CVS shocked the public and markets when it announced yesterday that it will stop selling tobacco before the end of the year. As a result, the pharmacy chain will lose two billion dollars in annual revenue. While this seems like a stupid move, it is actually clever and calculated.
First and foremost, this was not a moral decision, but a business one. The time for social consciousness was 50 years ago when evidence about the health damage of cigarettes was accepted as unequivocal.
Second, CVS has an annual revenue of $125 billion, so the revenue hit is less than two percent. The goodwill and PR generated by CVS’s announcement will likely increase the chain’s non-tobacco sales to compensate. That’s why it’s clear that Walgreen’s and other competitors must follow through and end tobacco sales as well.
Strategically, there is a pot of gold in providing health services. CVS-Caremark, the corporate parent of the CVS pharmacy chain, is trying to get in on this business with in-store mini clinics. To be effective in messaging this, it has to remove harmful products from its mix.
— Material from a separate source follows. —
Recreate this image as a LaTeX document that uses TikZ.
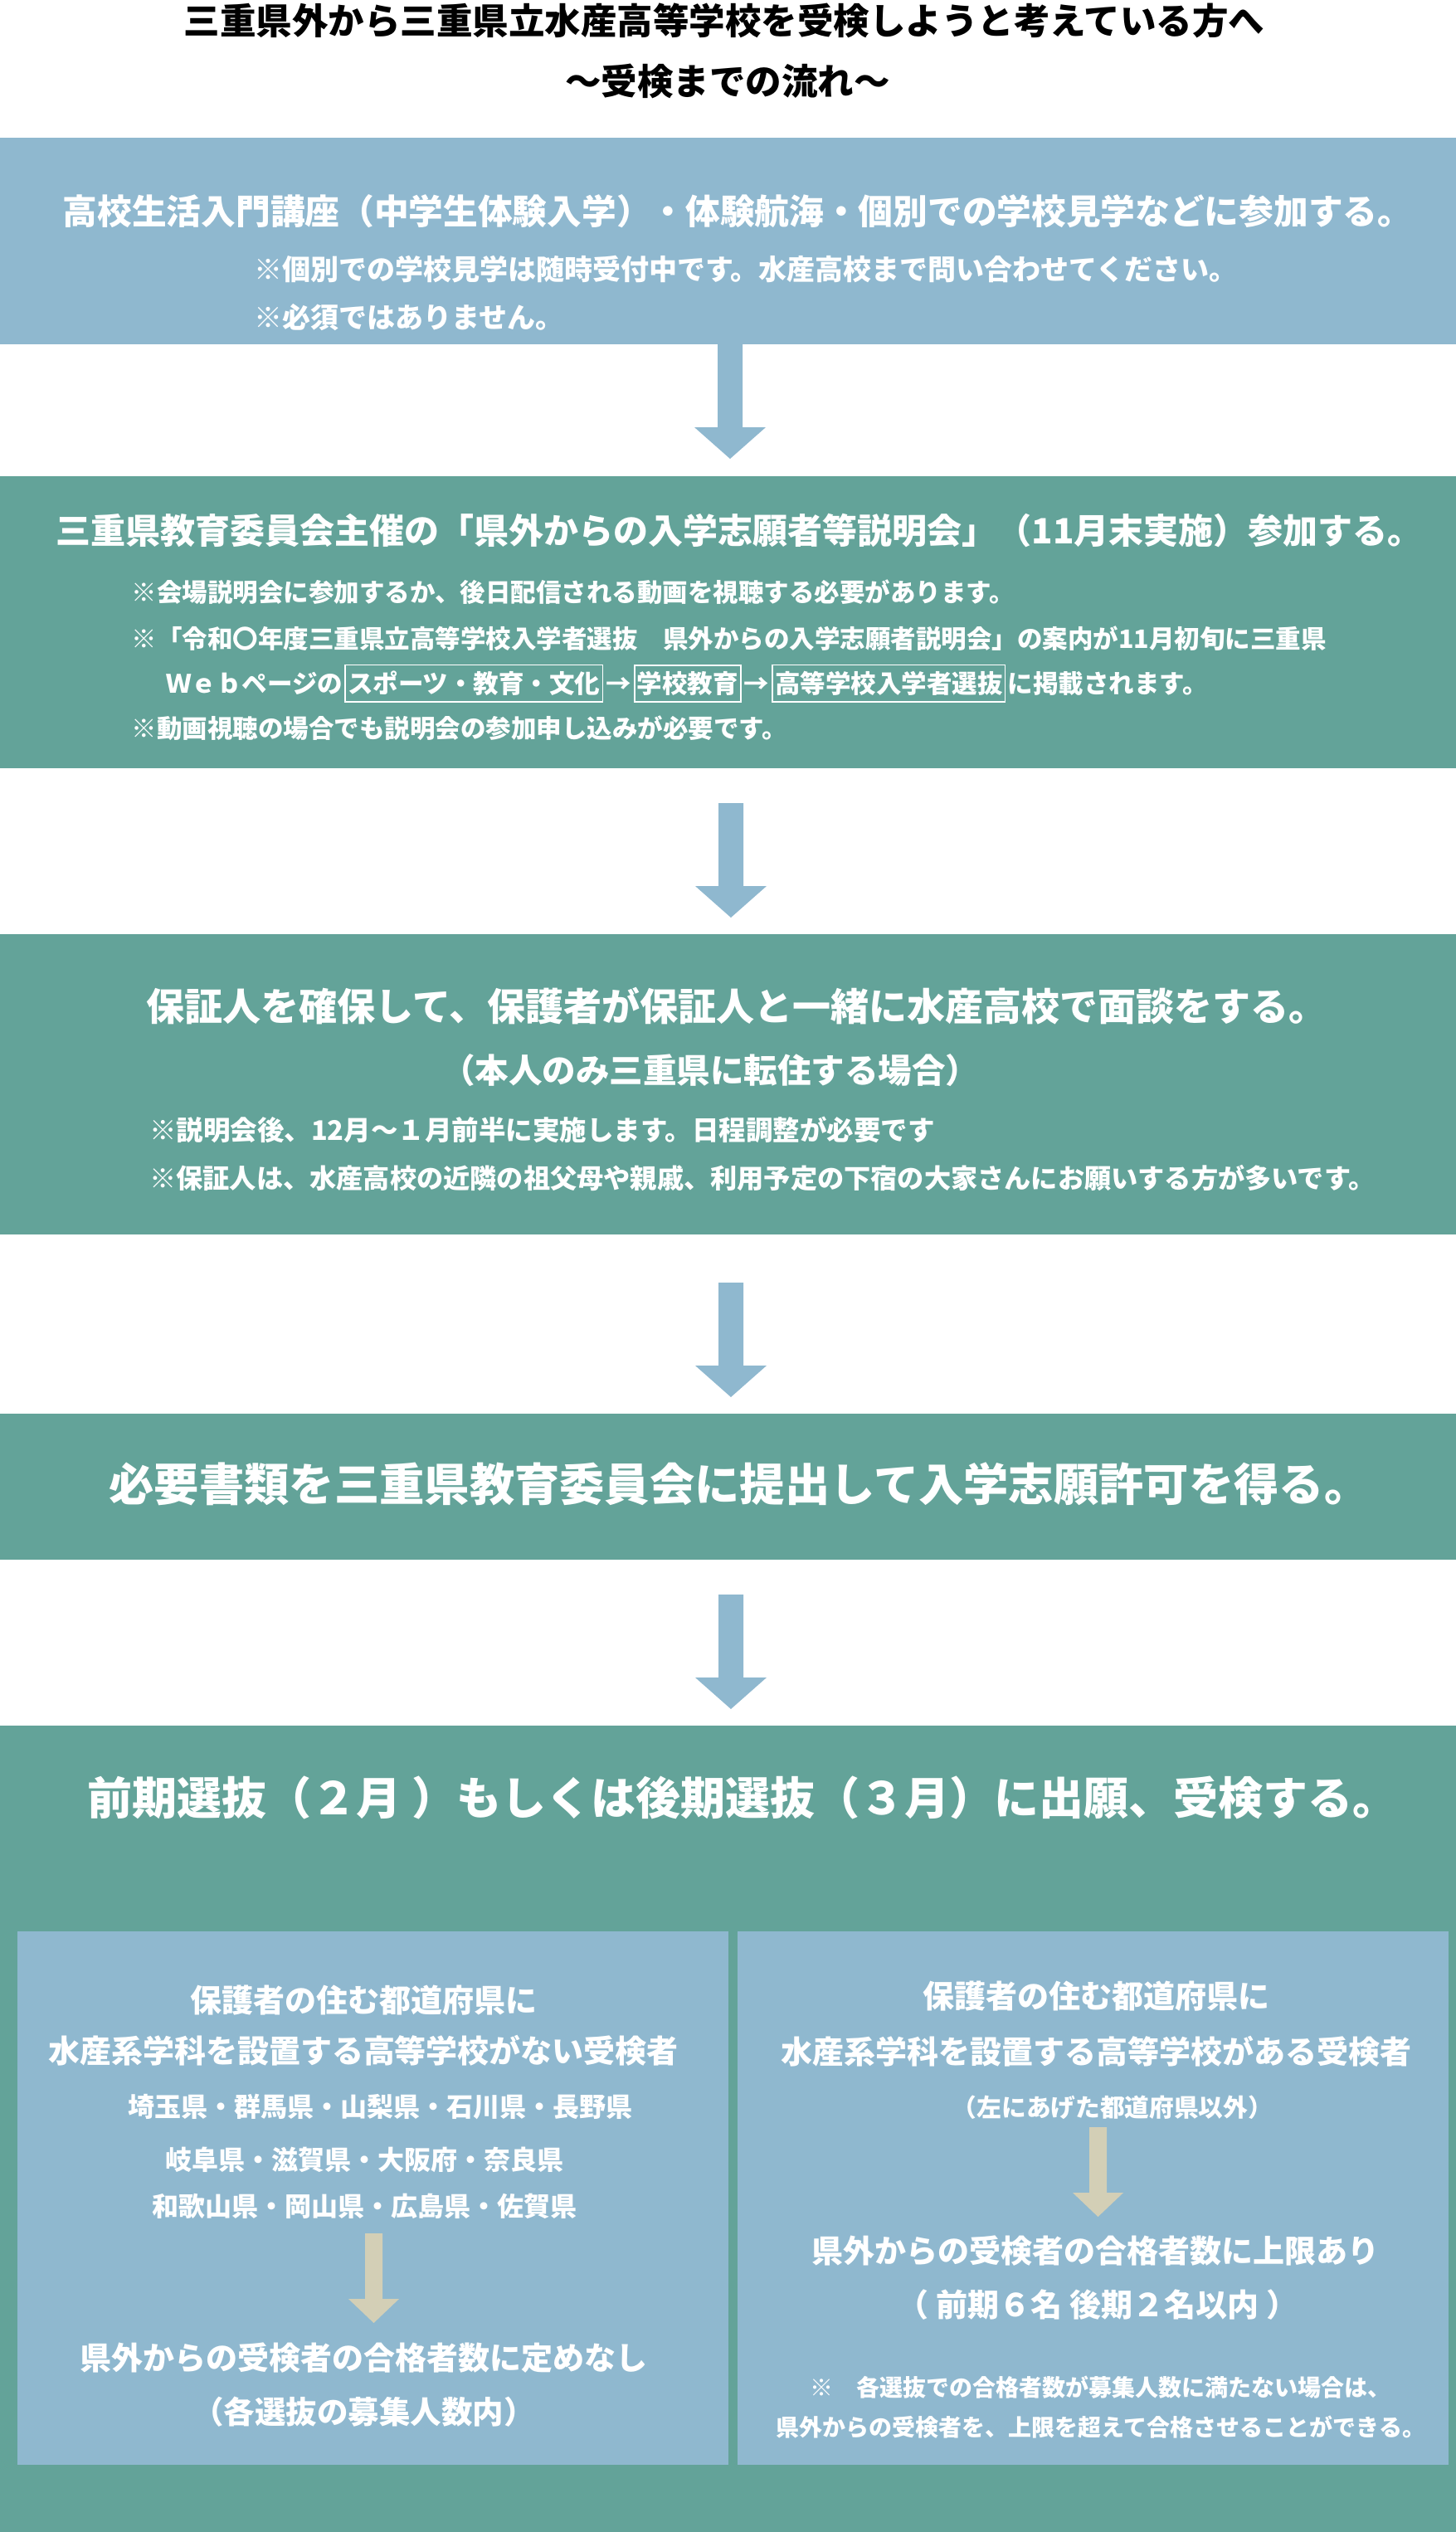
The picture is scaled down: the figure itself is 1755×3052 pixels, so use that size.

Which brings us to candy – both in its solid form and as liquid (sweetened beverages). There is no place for junk foods and beverages in a pharmacy. We don’t have numbers for the revenue that these products generate, but based on entire aisles dedicated to them, it’s probably north of 10 billion annually.
Giving up these sales will be much harder, but it’s the right thing to do. How can you open a diabetes care center adjacent to aisle 7, where a six-pack of Coke is on sale for $1.99?